[Start]
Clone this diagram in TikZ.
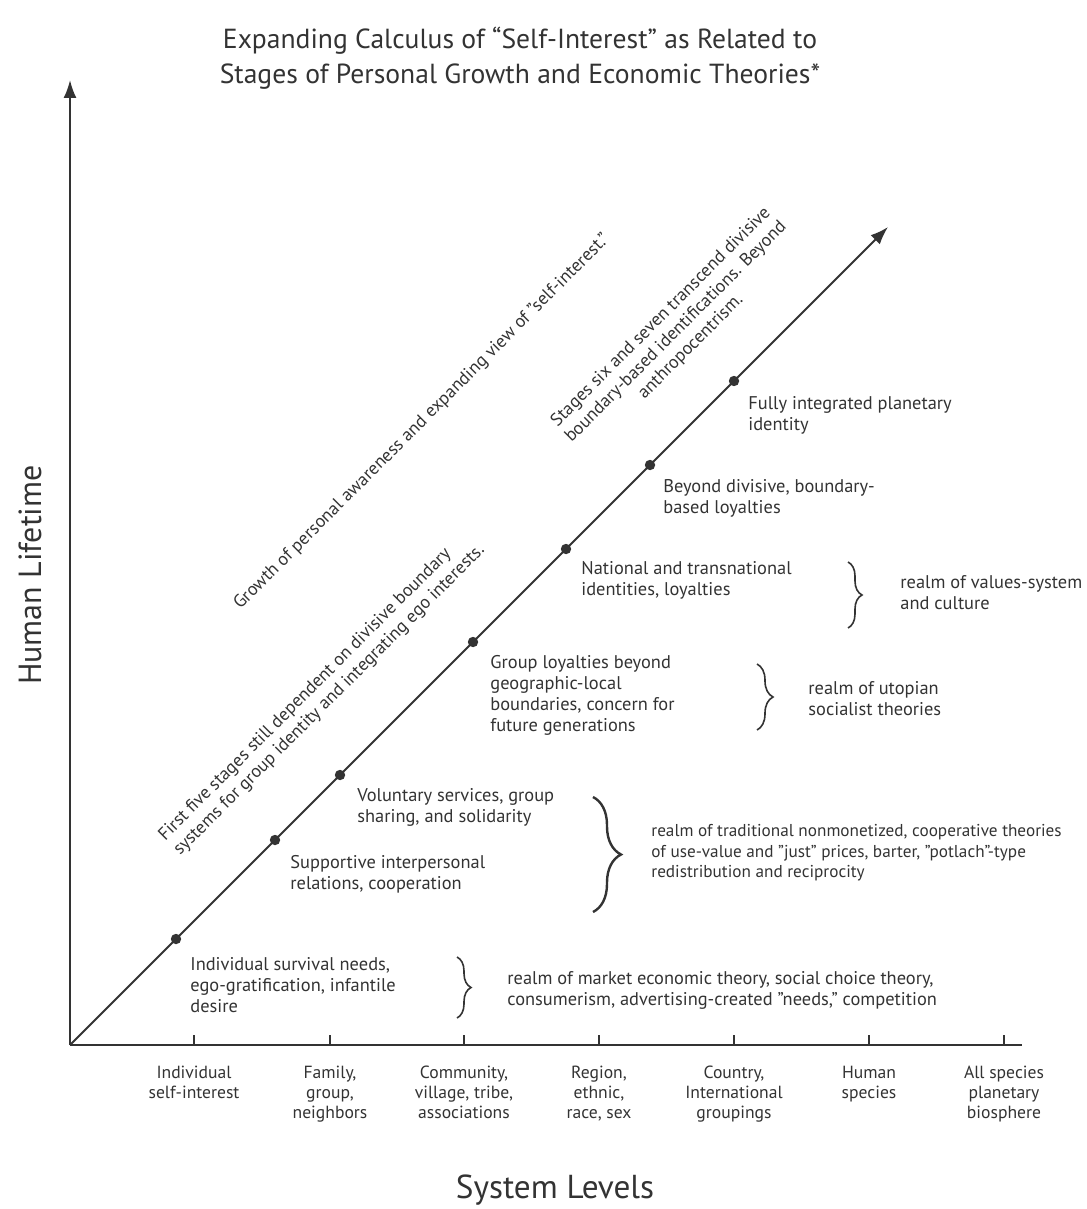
\documentclass[tikz,border=0pt]{standalone}
\usepackage{fontspec}
\setmainfont{PT Sans}
\usetikzlibrary{arrows.meta,decorations.pathreplacing}
\definecolor{ink}{gray}{0.2}
\tikzset{
	every node/.style={text=ink, font=\fontsize{9.2}{10.5}\selectfont},
	stage/.style={anchor=north west, align=left, inner sep=0pt},
	realm/.style={anchor=north west, align=left, inner sep=0pt},
	slanted/.style={rotate=45, inner sep=0pt, font=\fontsize{9}{10.5}\selectfont},
	level/.style={anchor=north, align=center, inner sep=0pt, font=\fontsize{8.8}{10}\selectfont},
	dot/.style={circle, fill=ink, inner sep=0pt, minimum size=5.2pt},
	axis/.style={line width=1pt, draw=ink},
	bracket/.style={draw=ink, line width=0.8pt, decorate, decoration={brace, amplitude=#1}}
}
\begin{document}
\begin{tikzpicture}[x=0.5pt, y=-0.5pt]
	\useasboundingbox (0,0) rectangle (1086,1209);
	%title
	\node[align=center, font=\fontsize{13.8}{17.5}\selectfont] (title) at (520,58)
		{Expanding Calculus of “Self-Interest” as Related to\\Stages of Personal Growth and Economic Theories*};
	%axes
	\coordinate (o) at (70,1045);
	\coordinate (ytip) at (70,80);
	\coordinate (xend) at (1022,1045);
	\draw[axis, -{Latex[length=9pt,width=6.5pt]}] (o) -- (ytip);
	\draw[axis] (o) -- (xend);
	\node[rotate=90, font=\fontsize{16}{18}\selectfont] (ylab) at (30,575) {Human Lifetime};
	\node[font=\fontsize{16.6}{18}\selectfont] (xlab) at (555,1190) {System Levels};
	%levels
	\foreach \x/\lab [count=\i] in {194/{Individual\\self-interest}, 330/{Family,\\group,\\neighbors},
		464/{Community,\\village, tribe,\\associations}, 599/{Region,\\ethnic,\\race, sex},
		734/{Country,\\International\\groupings}, 869/{Human\\species},
		1004/{All species\\planetary\\biosphere}}{
		\coordinate (t\i) at (\x,1045);
		\draw[axis, line width=0.7pt] (t\i) -- ++(0,-10);
		\node[level] (l\i) at (\x,1066) {\lab};
	}
	%diagonal
	\coordinate (dtip) at (888,227);
	\draw[axis, -{Latex[length=9pt,width=6.5pt]}] (o) -- (dtip);
	\node[dot] (s1) at (176,939) {};
	\node[dot] (s2) at (275,840) {};
	\node[dot] (s3) at (340,775) {};
	\node[dot] (s4) at (473,642) {};
	\node[dot] (s5) at (566,549) {};
	\node[dot] (s6) at (650,465) {};
	\node[dot] (s7) at (734,381) {};
	%stages
	\node[stage] (n1) at (190,957) {Individual survival needs,\\ego-gratification, infantile\\desire};
	\node[stage] (n2) at (290,855) {Supportive interpersonal\\relations, cooperation};
	\node[stage] (n3) at (357,788) {Voluntary services, group\\sharing, and solidarity};
	\node[stage] (n4) at (490,655) {Group loyalties beyond\\geographic-local\\boundaries, concern for\\future generations};
	\node[stage] (n5) at (581,561) {National and transnational\\identities, loyalties};
	\node[stage] (n6) at (663,479) {Beyond divisive, boundary-\\based loyalties};
	\node[stage] (n7) at (748,396) {Fully integrated planetary\\identity};
	%braces
	\coordinate (b1a) at (457,957); \coordinate (b1b) at (457,1018);
	\coordinate (b2a) at (593,797); \coordinate (b2b) at (593,912);
	\coordinate (b3a) at (757,664); \coordinate (b3b) at (757,730);
	\coordinate (b4a) at (848,562); \coordinate (b4b) at (848,628);
	\draw[bracket=7pt] (b1a) -- (b1b);
	\draw[bracket=14pt, line width=1.2pt] (b2a) -- (b2b);
	\draw[bracket=8pt] (b3a) -- (b3b);
	\draw[bracket=7pt] (b4a) -- (b4b);
	%realms
	\node[realm] (r1) at (507,971) {realm of market economic theory, social choice theory,\\consumerism, advertising-created ”needs,” competition};
	\node[realm, font=\fontsize{8.6}{10.3}\selectfont] (r2) at (651,824) {realm of traditional nonmonetized, cooperative theories\\of use-value and ”just” prices, barter, ”potlach”-type\\redistribution and reciprocity};
	\node[realm] (r3) at (808,681) {realm of utopian\\socialist theories};
	\node[realm] (r4) at (900,575) {realm of values-system\\and culture};
	%slanted notes
	\node[slanted] (growth) at (422,422) {Growth of personal awareness and expanding view of ”self-interest.”};
	\node[slanted, align=left] (first) at (322,693) {First five stages still dependent on divisive boundary\\systems for group identity and integrating ego interests.};
	\node[slanted, align=center] (beyond) at (676,332) {Stages six and seven transcend divisive\\boundary-based identifications. Beyond\\anthropocentrism.};
\end{tikzpicture}
\end{document}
[End]
CHALLENGE:
Transcribe the full listing above exactly as it stands, minus the pictures.

SOLUTION FOR THIS EXERCISE:
Clone this diagram in TikZ.
\documentclass[tikz,border=0pt]{standalone}
\usepackage{fontspec}
\setmainfont{PT Sans}
\usetikzlibrary{arrows.meta,decorations.pathreplacing}
\definecolor{ink}{gray}{0.2}
\tikzset{
	every node/.style={text=ink, font=\fontsize{9.2}{10.5}\selectfont},
	stage/.style={anchor=north west, align=left, inner sep=0pt},
	realm/.style={anchor=north west, align=left, inner sep=0pt},
	slanted/.style={rotate=45, inner sep=0pt, font=\fontsize{9}{10.5}\selectfont},
	level/.style={anchor=north, align=center, inner sep=0pt, font=\fontsize{8.8}{10}\selectfont},
	dot/.style={circle, fill=ink, inner sep=0pt, minimum size=5.2pt},
	axis/.style={line width=1pt, draw=ink},
	bracket/.style={draw=ink, line width=0.8pt, decorate, decoration={brace, amplitude=#1}}
}
\begin{document}
\begin{tikzpicture}[x=0.5pt, y=-0.5pt]
	\useasboundingbox (0,0) rectangle (1086,1209);
	%title
	\node[align=center, font=\fontsize{13.8}{17.5}\selectfont] (title) at (520,58)
		{Expanding Calculus of “Self-Interest” as Related to\\Stages of Personal Growth and Economic Theories*};
	%axes
	\coordinate (o) at (70,1045);
	\coordinate (ytip) at (70,80);
	\coordinate (xend) at (1022,1045);
	\draw[axis, -{Latex[length=9pt,width=6.5pt]}] (o) -- (ytip);
	\draw[axis] (o) -- (xend);
	\node[rotate=90, font=\fontsize{16}{18}\selectfont] (ylab) at (30,575) {Human Lifetime};
	\node[font=\fontsize{16.6}{18}\selectfont] (xlab) at (555,1190) {System Levels};
	%levels
	\foreach \x/\lab [count=\i] in {194/{Individual\\self-interest}, 330/{Family,\\group,\\neighbors},
		464/{Community,\\village, tribe,\\associations}, 599/{Region,\\ethnic,\\race, sex},
		734/{Country,\\International\\groupings}, 869/{Human\\species},
		1004/{All species\\planetary\\biosphere}}{
		\coordinate (t\i) at (\x,1045);
		\draw[axis, line width=0.7pt] (t\i) -- ++(0,-10);
		\node[level] (l\i) at (\x,1066) {\lab};
	}
	%diagonal
	\coordinate (dtip) at (888,227);
	\draw[axis, -{Latex[length=9pt,width=6.5pt]}] (o) -- (dtip);
	\node[dot] (s1) at (176,939) {};
	\node[dot] (s2) at (275,840) {};
	\node[dot] (s3) at (340,775) {};
	\node[dot] (s4) at (473,642) {};
	\node[dot] (s5) at (566,549) {};
	\node[dot] (s6) at (650,465) {};
	\node[dot] (s7) at (734,381) {};
	%stages
	\node[stage] (n1) at (190,957) {Individual survival needs,\\ego-gratification, infantile\\desire};
	\node[stage] (n2) at (290,855) {Supportive interpersonal\\relations, cooperation};
	\node[stage] (n3) at (357,788) {Voluntary services, group\\sharing, and solidarity};
	\node[stage] (n4) at (490,655) {Group loyalties beyond\\geographic-local\\boundaries, concern for\\future generations};
	\node[stage] (n5) at (581,561) {National and transnational\\identities, loyalties};
	\node[stage] (n6) at (663,479) {Beyond divisive, boundary-\\based loyalties};
	\node[stage] (n7) at (748,396) {Fully integrated planetary\\identity};
	%braces
	\coordinate (b1a) at (457,957); \coordinate (b1b) at (457,1018);
	\coordinate (b2a) at (593,797); \coordinate (b2b) at (593,912);
	\coordinate (b3a) at (757,664); \coordinate (b3b) at (757,730);
	\coordinate (b4a) at (848,562); \coordinate (b4b) at (848,628);
	\draw[bracket=7pt] (b1a) -- (b1b);
	\draw[bracket=14pt, line width=1.2pt] (b2a) -- (b2b);
	\draw[bracket=8pt] (b3a) -- (b3b);
	\draw[bracket=7pt] (b4a) -- (b4b);
	%realms
	\node[realm] (r1) at (507,971) {realm of market economic theory, social choice theory,\\consumerism, advertising-created ”needs,” competition};
	\node[realm, font=\fontsize{8.6}{10.3}\selectfont] (r2) at (651,824) {realm of traditional nonmonetized, cooperative theories\\of use-value and ”just” prices, barter, ”potlach”-type\\redistribution and reciprocity};
	\node[realm] (r3) at (808,681) {realm of utopian\\socialist theories};
	\node[realm] (r4) at (900,575) {realm of values-system\\and culture};
	%slanted notes
	\node[slanted] (growth) at (422,422) {Growth of personal awareness and expanding view of ”self-interest.”};
	\node[slanted, align=left] (first) at (322,693) {First five stages still dependent on divisive boundary\\systems for group identity and integrating ego interests.};
	\node[slanted, align=center] (beyond) at (676,332) {Stages six and seven transcend divisive\\boundary-based identifications. Beyond\\anthropocentrism.};
\end{tikzpicture}
\end{document}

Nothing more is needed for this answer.